Say, you are Eugene. You had too much to drink. You stumble out of the pub still holding your drink. On your way home, through the alley, up the stairs. Should you, while zigzagging, happen to look up and have your night vision goggles on you, would this sign stop you from dropping your glass? Or would you cleverly follow the throwing instructions?
I bet you chose the latter. To me this exemplifies a classic mistake: evoking the unwanted behaviour by communicating precisely the wrong standard, or ‘norm’. In psychological terms this is known as the power of the descriptive norm. There are descriptive norms and injunctive norms. Injunctive norms are explicit rules like ‘Thou shalt not steal’ or ‘Stand on the right.’ Descriptive norms are more based on our perception of how other people are actually behaving.
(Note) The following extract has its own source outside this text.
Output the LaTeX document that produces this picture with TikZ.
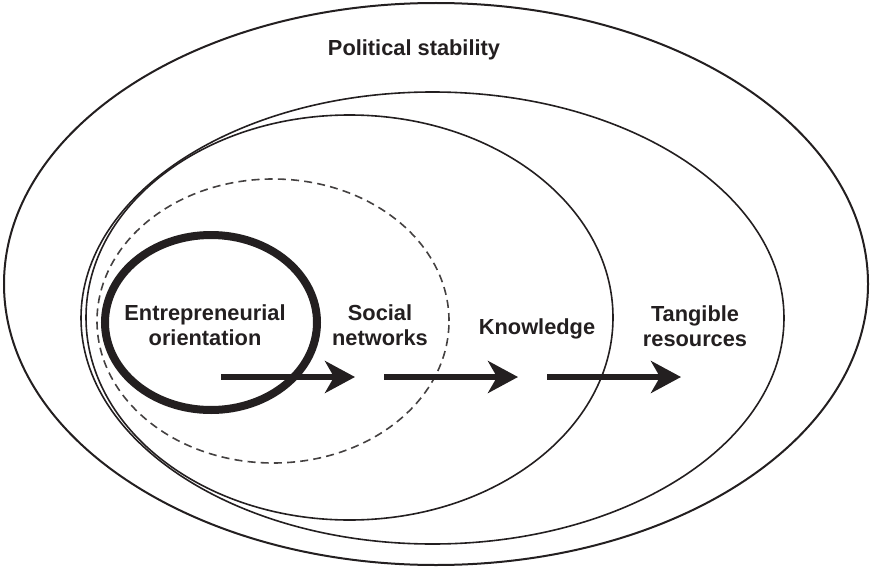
\documentclass[tikz,border=0pt]{standalone}
\usepackage{fontspec}
\setmainfont{Liberation Sans}
\usepackage{xcolor}
\usepackage{tikz}
\usetikzlibrary{positioning,calc,arrows.meta}

\definecolor{inkgray}{HTML}{231F20}

\begin{document}
\begin{tikzpicture}[
		x=0.5pt, y=-0.5pt,
		font=\bfseries\fontsize{10.9}{12.6}\selectfont,
		% Style cho các vòng elip
		ring/.style={draw=inkgray, line width=0.8pt},
		% Style cho nhãn chữ
		lbl/.style={text=inkgray, align=center, inner sep=0pt},
		% Style cho mũi tên dày
		flow_arrow/.style={
			-{Stealth[length=15pt, width=16pt, inset=4.5pt]},
			inkgray, line width=2.6pt
		}
		]
		\useasboundingbox (0,0) rectangle (872,567);
		
		% --- CÁC VÒNG ELIP ---
		% Vòng ngoài cùng
		\draw[ring, line width=1pt] (436,284) ellipse [x radius=216pt, y radius=140.5pt];
		% Vòng tangible resources
		\draw[ring] (432.5,318) ellipse [x radius=175.75pt, y radius=113pt];
		% Vòng knowledge
		\draw[ring] (349.5,317.5) ellipse [x radius=131.75pt, y radius=101.25pt];
		% Vòng social networks (nét đứt)
		\draw[ring, draw=inkgray!85, dash pattern=on 4pt off 2.6pt] (273,321) ellipse [x radius=88pt, y radius=71pt];
		% Vòng entrepreneurial orientation (nét đậm)
		\draw[ring, line width=4pt] (211,322.5) ellipse [x radius=53pt, y radius=43.75pt];
		
		% --- NHÃN ---
		\node[lbl] (pol) at (414,50) {Political stability};
		\node[lbl] (eo) at (205,325.5) {Entrepreneurial\\orientation};
		\node[lbl] (sn) at (380,325.5) {Social\\networks};
		\node[lbl] (kn) at (537,329) {Knowledge};
		\node[lbl] (tr) at (695,326) {Tangible\\resources};
		
		% --- MŨI TÊN ---
		\coordinate (a1s) at (221,377);
		\coordinate (a1e) at (355,377);
		\coordinate (a2s) at (384,377);
		\coordinate (a2e) at (518,377);
		\coordinate (a3s) at (547,377);
		\coordinate (a3e) at (681,377);
		\draw[flow_arrow] (a1s) -- (a1e);
		\draw[flow_arrow] (a2s) -- (a2e);
		\draw[flow_arrow] (a3s) -- (a3e);
		
	\end{tikzpicture}
\end{document}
These norms are our interpretations of how one apparently is supposed to behave in certain situations. It is not uncommon for these kinds of norms to contradict. And the descriptive norm often comes out on top. An example:
This campaign wanted to reduce the littered rubbish. Effect? More rubbish (according to traffic engineering platform verkeerskunde.nl (in Dutch)). Why? It is literally advertising rubbish. It shows ‘Littering is what people do here’.
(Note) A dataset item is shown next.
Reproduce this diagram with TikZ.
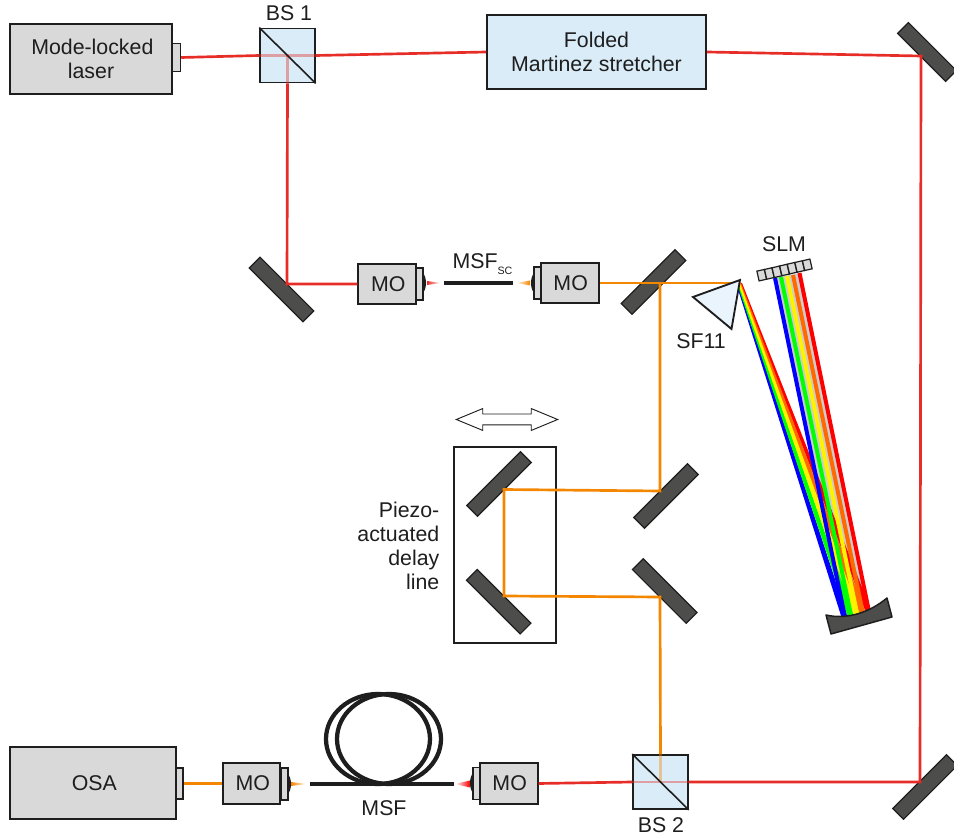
\documentclass[tikz,border=0pt]{standalone}
\usepackage{fontspec}
\setmainfont{Liberation Sans}
\usetikzlibrary{shapes.arrows, positioning, calc}
\definecolor{BoxGray}{RGB}{217, 217, 217}
\definecolor{MirrorGray}{RGB}{77, 77, 75}
\definecolor{CubeBlue}{RGB}{218, 236, 248}
\definecolor{PrismBlue}{RGB}{234, 244, 252}
\definecolor{InkBlack}{RGB}{30, 30, 30}
\definecolor{BeamRed}{RGB}{230, 45, 40}
\definecolor{BeamOrange}{RGB}{245, 135, 0}
\definecolor{BandGray}{RGB}{205, 205, 205}
\definecolor{RayOrange}{RGB}{255, 105, 0}
\begin{document}
\begin{tikzpicture}[
        x=0.75pt, y=-0.75pt,
        every node/.style={font=\fontsize{16}{18}\selectfont, text=InkBlack},
        % Boxes
        box/.style={rectangle, draw=InkBlack, line width=1.5pt, fill=BoxGray, inner sep=0pt, align=center},
        moBox/.style={box, line width=1.4pt, minimum width=43pt, minimum height=30.5pt},
        port/.style={box, line width=1.1pt, minimum width=5.5pt, minimum height=24pt},
        cube/.style={box, line width=1.4pt, fill=CubeBlue, minimum width=41pt, minimum height=40.5pt},
        mirror/.style={rectangle, draw=InkBlack, line width=0.9pt, fill=MirrorGray, inner sep=0pt, minimum width=57pt, minimum height=11.5pt},
        slmCell/.style={rectangle, draw=InkBlack, line width=0.9pt, fill=BoxGray, inner sep=0pt, minimum width=5.7pt, minimum height=7.5pt},
        % Beams
        redBeam/.style={draw=BeamRed, line width=2pt},
        orangeBeam/.style={draw=BeamOrange, line width=2pt},
        fibre/.style={draw=InkBlack, line width=3.2pt},
        band/.style={line width=3pt}
    ]
    \path[use as bounding box] (0,0) rectangle (954,837);

    % --- NODES ---
    \node[box, minimum width=121.5pt, minimum height=52pt] (laser) at (91,59) {\hspace{2pt}Mode-locked\\laser};
    \node[port, minimum width=6pt, minimum height=21pt] (laserPort) at (176.5,57.5) {};
    \node[cube] (bsOne) at (287.5,55.5) {};
    \node[box, fill=CubeBlue, minimum width=164pt, minimum height=55pt] (stretcher) at (596.5,52) {Folded\\Martinez stretcher};
    \node[moBox] (moA) at (387,284) {\hspace{2pt}MO};
    \node[port] (moAPort) at (419.5,284) {};
    \node[moBox] (moB) at (570,283) {\hspace{1pt}MO};
    \node[port] (moBPort) at (537.5,283) {};
    \node[box, minimum width=124pt, minimum height=54pt] (osa) at (93,783) {\hspace{2pt}OSA};
    \node[port, minimum height=23pt] (osaPort) at (179.5,783.5) {};
    \node[moBox] (moC) at (251.5,783.5) {\hspace{2pt}MO};
    \node[port] (moCPort) at (284.5,784) {};
    \node[moBox] (moD) at (509,783.5) {\hspace{1pt}MO};
    \node[port] (moDPort) at (476.5,783.5) {};
    \node[cube] (bsTwo) at (660.5,782) {};
    \node[draw=InkBlack, line width=0.8pt, minimum width=76.5pt, minimum height=147pt] (delayBox) at (505,545) {};

    % --- MIRRORS ---
    \node[mirror, rotate=-45, minimum width=51pt] (mirrorTop) at (927,52) {};
    \node[mirror, rotate=45] (mirrorBottom) at (925,787) {};
    \node[mirror, rotate=-45] (mirrorLeft) at (281.5,289.5) {};
    \node[mirror, rotate=45] (mirrorFlip) at (653.5,282) {};
    \node[mirror, rotate=45] (delayA) at (499,484) {};
    \node[mirror, rotate=-45] (delayB) at (498.7,601.7) {};
    \node[mirror, rotate=45] (foldA) at (666,496) {};
    \node[mirror, rotate=-45] (foldB) at (664.7,591) {};

    % --- LABELS ---
    \node (bsOneLabel) at (289,13) {BS 1};
    \node (bsTwoLabel) at (661,825) {BS 2};
    \node (msfScLabel) at (482.5,264) {MSF\raisebox{-0.5ex}{\fontsize{8}{8}\selectfont SC}};
    \node (msfLabel) at (384,808) {MSF};
    \node (slmLabel) at (784,244) {SLM};
    \node (prismLabel) at (701,341) {SF11};
    \node[align=right, anchor=east] (piezoLabel) at (444,546) {Piezo-\\actuated\\delay\\line};

    % --- STAGE ARROW ---
    \node[double arrow, draw=InkBlack, fill=white, line width=0.7pt, inner sep=0pt,
          minimum height=76pt, double arrow head extend=4.1pt,
          double arrow tip angle=45, double arrow head indent=0pt] (stageArrow) at (507,419.5) {\rule{0pt}{7.5pt}};

    % --- BEAM TURNING POINTS ---
    \coordinate (hitTop) at (921,56);
    \coordinate (hitBottom) at (920,782);
    \coordinate (hitLeft) at (287,284);
    \coordinate (hitFlip) at (660,283);
    \coordinate (hitDelayA) at (504,489.5);
    \coordinate (hitDelayB) at (504,596);
    \coordinate (hitFoldA) at (660,491);
    \coordinate (hitFoldB) at (660,597);
    \coordinate (prismTip) at (739,283);

    % --- RED PATH ---
    \draw[redBeam] (laserPort.east) -- (bsOne.west);
    \draw[redBeam, opacity=0.4] (bsOne.west) -- (bsOne.east);
    \draw[redBeam, opacity=0.4] (bsOne.center) -- (bsOne.south);
    \draw[redBeam] (bsOne.east) -- (stretcher.west);
    \draw[redBeam] (bsOne.south) -- (hitLeft) -- (moA.west);
    \draw[redBeam] (stretcher.east) -- (hitTop) -- (hitBottom) -- (bsTwo.east);
    \draw[redBeam, opacity=0.4] (bsTwo.east) -- (bsTwo.west);
    \draw[redBeam] (bsTwo.west) -- (moD.east);

    % --- ORANGE PATH ---
    \draw[orangeBeam] (moB.east) -- (prismTip);
    \draw[orangeBeam] (hitFlip) -- (hitFoldA) -- (hitDelayA) -- (hitDelayB) -- (hitFoldB) -- (bsTwo.north);
    \draw[orangeBeam, opacity=0.4] (bsTwo.north) -- (bsTwo.center);
    \draw[orangeBeam] (osaPort.east) -- (moC.west);

    % --- CUBE DIAGONALS ---
    \draw[draw=InkBlack, line width=1.2pt] (bsOne.north west) -- (bsOne.south east);
    \draw[draw=InkBlack, line width=1.2pt] (bsTwo.north west) -- (bsTwo.south east);

    % --- FOCUSED LIGHT AT THE OBJECTIVES ---
    \shade[left color=BeamRed, right color=white] (427,281) -- (441,283) -- (427,285) -- cycle;
    \shade[left color=white, right color=BeamOrange] (516,283) -- (530,280.5) -- (530,285.5) -- cycle;
    \shade[left color=BeamOrange, right color=white] (291,782) -- (307,784) -- (291,786) -- cycle;
    \shade[left color=white, right color=red] (455,784) -- (470,780.5) -- (470,787.5) -- cycle;
    \fill[InkBlack] (423,273) .. controls (427,278) and (427,288) .. (423,293) -- cycle;
    \fill[InkBlack] (534,273) .. controls (530,278) and (530,288) .. (534,293) -- cycle;
    \fill[InkBlack] (288,774) .. controls (292,779) and (292,789) .. (288,794) -- cycle;
    \fill[InkBlack] (473,773) .. controls (469,778) and (469,788) .. (473,793) -- cycle;

    % --- FIBRES ---
    \node[inner sep=0pt] (msfScIn) at (443,283) {};
    \node[inner sep=0pt] (msfScOut) at (514,283) {};
    \node[inner sep=0pt] (msfIn) at (309,784) {};
    \node[inner sep=0pt] (msfOut) at (455,784) {};
    \draw[fibre, line width=3.6pt] (msfScIn) -- (msfScOut);
    \draw[fibre] (msfIn) -- (msfOut);
    \draw[fibre] (378,739) ellipse [x radius=52, y radius=45];
    \draw[fibre] (389,739) ellipse [x radius=52, y radius=45];

    % --- RAINBOW FROM THE SLM ---
    \coordinate (slmBlue) at (775,278);
    \coordinate (slmGreen) at (781,277);
    \coordinate (slmYellow) at (787,276);
    \coordinate (slmOrange) at (793,275);
    \coordinate (slmRed) at (799.5,273);
    \coordinate (cmBlue) at (846,622);
    \coordinate (cmGreen) at (852,620);
    \coordinate (cmYellow) at (858,618);
    \coordinate (cmOrange) at (863.5,616);
    \coordinate (cmRed) at (869.5,614);

    % band shadow, prism fan, then the collimated colours
    \fill[BandGray] (slmBlue) -- (slmRed) -- (cmRed) -- (cmBlue) -- cycle;
    \fill[blue] ($(prismTip)+(-3,0)$) -- ($(cmBlue)+(-3,0)$) -- ($(cmBlue)+(3,0)$) -- ($(prismTip)+(-1,0)$) -- cycle;
    \fill[red] ($(prismTip)+(1,0)$) -- ($(cmRed)+(-3,0)$) -- ($(cmRed)+(3,0)$) -- ($(prismTip)+(3,0)$) -- cycle;
    \fill[green] ($(prismTip)+(-2,0)$) -- ($(cmGreen)+(-3,0)$) -- ($(cmGreen)+(3,0)$) -- ($(prismTip)+(0,0)$) -- cycle;
    \fill[RayOrange] ($(prismTip)+(0,0)$) -- ($(cmOrange)+(-3,0)$) -- ($(cmOrange)+(3,0)$) -- ($(prismTip)+(2,0)$) -- cycle;
    \fill[yellow] ($(prismTip)+(-1,0)$) -- ($(cmYellow)+(-3,0)$) -- ($(cmYellow)+(3,0)$) -- ($(prismTip)+(1,0)$) -- cycle;
    \draw[band, blue] (slmBlue) -- (cmBlue);
    \draw[band, green] (slmGreen) -- (cmGreen);
    \draw[band, yellow] (slmYellow) -- (cmYellow);
    \draw[band, RayOrange] (slmOrange) -- (cmOrange);
    \draw[band, red] (slmRed) -- (cmRed);

    % --- PRISM, SLM, CURVED MIRROR ---
    \draw[draw=InkBlack, line width=1.4pt, fill=PrismBlue, line join=miter] (740,280) -- (693,297) -- (731.5,329) -- cycle;
    \node[slmCell, rotate=13] (slmA) at (761.7,275.2) {};
    \node[slmCell, rotate=13] (slmB) at (769.3,273.5) {};
    \node[slmCell, rotate=13] (slmC) at (776.9,271.8) {};
    \node[slmCell, rotate=13] (slmD) at (784.5,270) {};
    \node[slmCell, rotate=13] (slmE) at (792.1,268.2) {};
    \node[slmCell, rotate=13] (slmF) at (799.7,266.5) {};
    \node[slmCell, rotate=13] (slmG) at (807.3,264.8) {};
    \draw[draw=InkBlack, line width=1.1pt, fill=MirrorGray, line join=round] (826,615) .. controls (848,620) and (870,612) .. (887,598) -- (892,617) -- (831,634) -- cycle;

\end{tikzpicture}
\end{document}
So how can you use the power of the descriptive norm in a positive way? I challenge you to think about how you could use it where you are or where you work.
A very good example is OPOWER, an American power company whose utility bills also state how your usage compares to people around you. And you get a smiley face if your usage is below average. Result: 40% reduction in energy use. ‘The equivalent to removing 150,000 homes’, Griskevicius, Cantú, & Van Vugt (2012) report.
I found the sign our imaginary drunk Eugene could have encountered in an alleyway in downtown Rotterdam. Poor alleyway dwellers. Certainly not psychologists. It absolutely is the word. The wrong word and certainly the wrong picture.